Praxiserbe: Finanzamt holt sich die Steuer auf den Verkaufsgewinn per Zwangsvollstreckung
Der Steuerpflichtige erbte eine pathologische Praxis, die er nach den berufsrechtlichen Vorschriften mangels eigener Approbation weder selbst noch mit angestellten Ärzten fortführen durfte. Er veräußerte die Praxis und erzielte einen einkommensteuerpflichtigen Gewinn. Klingt nicht ungewöhnlich. Die Besonderheit ist: Das Amtsgericht ordnete über den Nachlass ein Insolvenzverfahren an.
Zur Begleichung der rückständigen Steuerschulden betrieb das Finanzamt die Zwangsvollstreckung. Dagegen klagte der Steuerpflichtige. Er habe keine andere Handlungsoption gehabt, sodass das Entstehen einer Steuerschuld zwangsläufig gewesen sei. Diese Schuld entfalle aber in den Zurechnungsbereich des Erblassers. Und für den Fall sehe der Bundesfinanzhof eine Beschränkung der Haftung auf den Nachlass vor. Tatsächlich hatte der BFH in einem Urteil vom 10. November 2015 (Az.: VII R 35/13) die Haftung für Schulden auf die Höhe des Nachlasses beschränkt – dabei allerdings nur über Erbfallschulden geurteilt.
Der 12. Senat des Finanzgerichts Münster wies die Klage ab. Es verweist auf die zivilrechtliche Abgrenzung zwischen Nachlassverbindlichkeiten und Eigenschulden des Erben. Im Streitfall liege Letzteres vor, wofür er unbeschränkt hafte.
Zügig informieren, eventuell das Erbe ausschlagen
Die Veräußerung der Pathologie beruhe auf seinem Verhalten. Ihm hätten neben dem Verkauf mit der Betriebsaufgabe oder der allmählichen Betriebsabwicklung auch andere Optionen zur Verfügung gestanden – mit unterschiedlichen steuerlichen Folgen bezüglich des Firmenwerts.

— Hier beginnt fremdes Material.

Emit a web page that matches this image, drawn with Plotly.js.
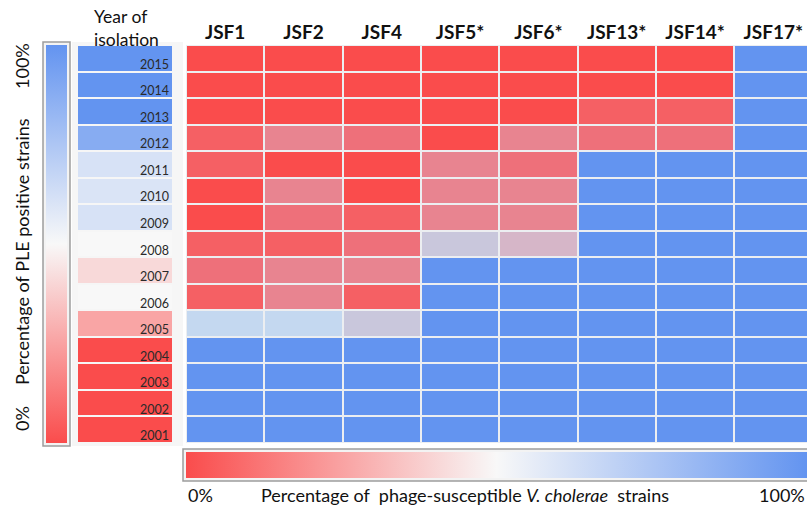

Revision zum BFH wurde zugelassen, es bleibt also abzuwarten, ob das Urteil Bestand hat. Ansonsten gilt grundsätzlich: Ein Erbe muss sich frühzeitig gründlich über das Vermögen des Erblassers informieren, damit er ggf. die Frist fürs Ausschlagen des Erbes – sechs Wochen ab Kenntnis des Erbfalls – wahren kann.